At least 21 dead in ‘catastrophic’ flooding in western Germany

At least 21 people have died and dozens are missing or awaiting rescue from rooftops after heavy rain and floods caused buildings to collapse in the western German states of Rhineland-Palatinate and North-Rhine Westphalia.

In the Rhineland-Palatinate district of Schuld, set in the Eifel mountain range, police said on Thursday morning they were searching for about 70 missing people following the collapse of six houses. At least eight people are confirmed to have died, officials said.

“There are dead people, there are missing people, and many who are still in danger”, said Rhineland-Palatinate’s state premier Malu Dreyer. “We have never seen a catastrophe like this,” the Social Democrat politician added. “It is truly devastating.”

A spokesperson for the Koblenz police told Reuters that an “unclear number” of people needed to be rescued from roofs.

“There are many places where fire brigades and rescue workers have been deployed. We do not yet have a very precise picture because rescue measures are continuing,” the spokesperson added.

The full extent of the damage in the region was still unclear after many villages were cut off by floodwater and landslides that made roads impassable. Videos posted on social media showed cars floating down streets and houses partly collapsed in some places.

In the neighbouring western state of North Rhine-Westphalia, at least 13 people have lost their lives in the floods, including two fire fighters who drowned during rescue missions.

In the cities of Cologne and Solingen, three people died in separate incidents after being trapped by the floods in their cellars.

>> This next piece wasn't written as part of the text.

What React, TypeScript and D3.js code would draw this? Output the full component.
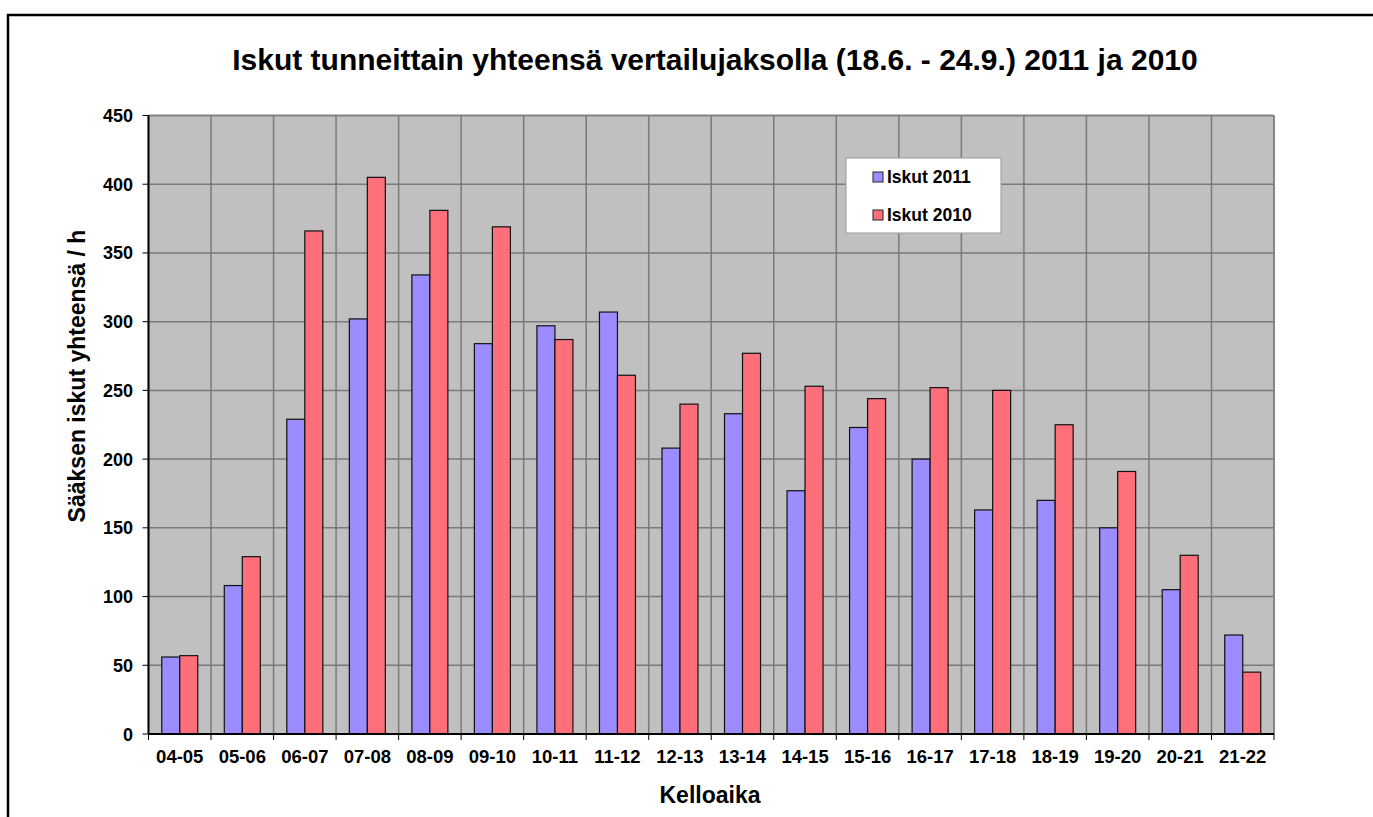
import React, { useEffect } from "react";
import * as d3 from "d3";

const categories = ["04-05","05-06","06-07","07-08","08-09","09-10","10-11","11-12","12-13","13-14","14-15","15-16","16-17","17-18","18-19","19-20","20-21","21-22"];
const iskut2011 = [56,108,229,302,334,284,297,307,208,233,177,223,200,163,170,150,105,72];
const iskut2010 = [57,129,366,405,381,369,287,261,240,277,253,244,252,250,225,191,130,45];
const seriesNames = ["Iskut 2011","Iskut 2010"];
const seriesColors = ["#9B8CFF","#FF6F7A"];
const yTicks = [0,50,100,150,200,250,300,350,400,450];

const W = 1373, H = 817;
const left = 148.5, right = 1274, top = 115.5, bottom = 734;
const font = "'Liberation Sans', Arial, sans-serif";

export default function App() {
  useEffect(() => {
    document.body.style.margin = "0";
    document.body.style.overflow = "hidden";
    document.documentElement.style.overflow = "hidden";
  }, []);
  const x = d3.scaleBand<string>().domain(categories).range([left, right]).padding(0);
  const inner = d3.scaleBand<string>().domain(seriesNames).range([0, 36]);
  const y = d3.scaleLinear().domain([0, 450]).range([bottom, top]);
  const bw = x.bandwidth();
  const off = (bw - 36) / 2;
  const series = [iskut2011, iskut2010];
  const boundaries = categories.map((c) => x(c)!).concat([right]);

  return (
    <svg width={W} height={H} style={{ position: "absolute", left: 0, top: 0, background: "#fff", display: "block", overflow: "hidden" }} fontFamily={font}>
      <path d={`M8,${H + 5} L8,15 L${W + 5},15`} fill="none" stroke="#000" strokeWidth={2.5} />
      <text x={715} y={70} textAnchor="middle" fontSize={30} fontWeight="bold" fill="#000">
        Iskut tunneittain yhteensä vertailujaksolla (18.6. - 24.9.) 2011 ja 2010
      </text>
      <rect x={left} y={top} width={right - left} height={bottom - top} fill="#c0c0c0" />
      {yTicks.map((t) => (
        <line key={"gy" + t} x1={left} x2={right} y1={y(t)} y2={y(t)} stroke="#7a7a7a" strokeWidth={1.5} />
      ))}
      {boundaries.map((b, i) => (
        <line key={"gx" + i} x1={b} x2={b} y1={top} y2={bottom} stroke="#7a7a7a" strokeWidth={1.5} />
      ))}
      <line x1={left} x2={right} y1={top} y2={top} stroke="#808080" strokeWidth={1.5} />
      <line x1={right} x2={right} y1={top} y2={bottom} stroke="#808080" strokeWidth={1.5} />
      {categories.map((c, i) =>
        series.map((s, j) => (
          <rect
            key={c + j}
            x={x(c)! + off + inner(seriesNames[j])!}
            y={y(s[i])}
            width={inner.bandwidth()}
            height={bottom - y(s[i])}
            fill={seriesColors[j]}
            stroke="#111"
            strokeWidth={1.2}
          />
        ))
      )}
      <line x1={left} x2={left} y1={top} y2={bottom} stroke="#000" strokeWidth={2} />
      <line x1={left} x2={right} y1={bottom} y2={bottom} stroke="#000" strokeWidth={2} />
      {yTicks.map((t) => (
        <g key={"ty" + t}>
          <line x1={left - 6} x2={left} y1={y(t)} y2={y(t)} stroke="#000" strokeWidth={1} />
          <text x={133} y={y(t) + 6.5} textAnchor="end" fontSize={18} fontWeight="bold" fill="#000">{t}</text>
        </g>
      ))}
      {boundaries.map((b, i) => (
        <line key={"tx" + i} x1={b} x2={b} y1={bottom} y2={bottom + 6} stroke="#000" strokeWidth={1} />
      ))}
      {categories.map((c) => (
        <text key={"lx" + c} x={x(c)! + bw / 2} y={763} textAnchor="middle" fontSize={18.5} fontWeight="bold" fill="#000">{c}</text>
      ))}
      <text x={710} y={803} textAnchor="middle" fontSize={23} fontWeight="bold" fill="#000">Kelloaika</text>
      <text transform={`translate(85,376) rotate(-90)`} textAnchor="middle" fontSize={23} fontWeight="bold" fill="#000">
        Sääksen iskut yhteensä / h
      </text>
      <rect x={846} y={158} width={155} height={75} fill="#fff" stroke="#999" strokeWidth={1} />
      {seriesNames.map((n, j) => (
        <g key={n}>
          <rect x={873} y={172 + j * 38} width={10} height={10} fill={seriesColors[j]} stroke="#222" strokeWidth={1} />
          <text x={887} y={183 + j * 38} fontSize={17.5} fontWeight="bold" fill="#000">{n}</text>
        </g>
      ))}
    </svg>
  );
}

In Leverkusen, a hospital with 468 patients had to be evacuated overnight following a power failure, after the river Dhünn breached its banks.

With Germans voting in September to choose a successor to the chancellor, Angela Merkel, the extreme weather could heighten awareness of global heating, a topic with which the Greens, running second to Merkel’s conservatives, have so far failed to dominate the agenda.

On national broadcaster ZDF, news anchor Claus Kleber commented that low-pressure areas themselves were nothing new in the western parts of Germany. “But the fact that they are becoming more common has to do with the Arctic and the air above it getting warmer and weakening the jet stream,” Kleber said. “Therefore it has to do with climate change.”

Bernd Mehlig, an environment official from North Rhine-Westphalia, told WDR that the situation being experienced by the state was ordinarily only seen in winter. “Something like this, with this intensity, is completely unusual in summer,” he said.

According to network operation Westnetz, 200,000 people were affected by power outages in the two western states.

The army was deployed across North-Rhine Westphalia on Wednesday to help stranded residents, and rail, road and river transport has been disrupted in the country’s most populous state.

The floods were caused by a slow-moving low-pressure weather system, which brought down 148 litres of rain per square metre within 48 hours to a part of Germany that usually sees around 80 litres within the whole of July.

A truck drives through a flooded street in Hagen, western Germany.
A truck drives through a flooded street in Hagen, western Germany. Photograph: Ina Fassbender/AFP/Getty Images

The German weather service issued an extreme weather warning on Wednesday for parts of three western states, while Hagen, a city of 180,000, declared a state of emergency after the Volme river burst its banks.

Hagen’s crisis team said that water would reach levels seen not more than four times a century in coming hours and warned everyone who lived near the town’s rivers to move to higher ground immediately, public broadcaster WDR reported.

a woman with an umbrella walks along A flooded street in Hagen on 14 July.
A flooded street in Hagen on 14 July. Photograph: Ina Fassbender/AFP/Getty Images

Parts of Hagen were described as being isolated by high waters and all but inaccessible. Soldiers had to be sent to clear some areas of the city. Residents were also told to leave one district of regional capital Düesseldorf.

One care home in Hagen had to be evacuated, while across the region firefighters were busy pumping water out of hundreds of cellars. In one hospital, flood waters caused lifts to fail.

The firefighter died when he lost his footing in flood waters and was swept away, authorities told WDR. Two men, aged 53 and 81, were missing elsewhere in the region.

Armin Laschet, the premier of North Rhine-Westphalia and the conservatives’ candidate to succeed Merkel, cancelled a party meeting in Bavaria to return to his home region on Thursday.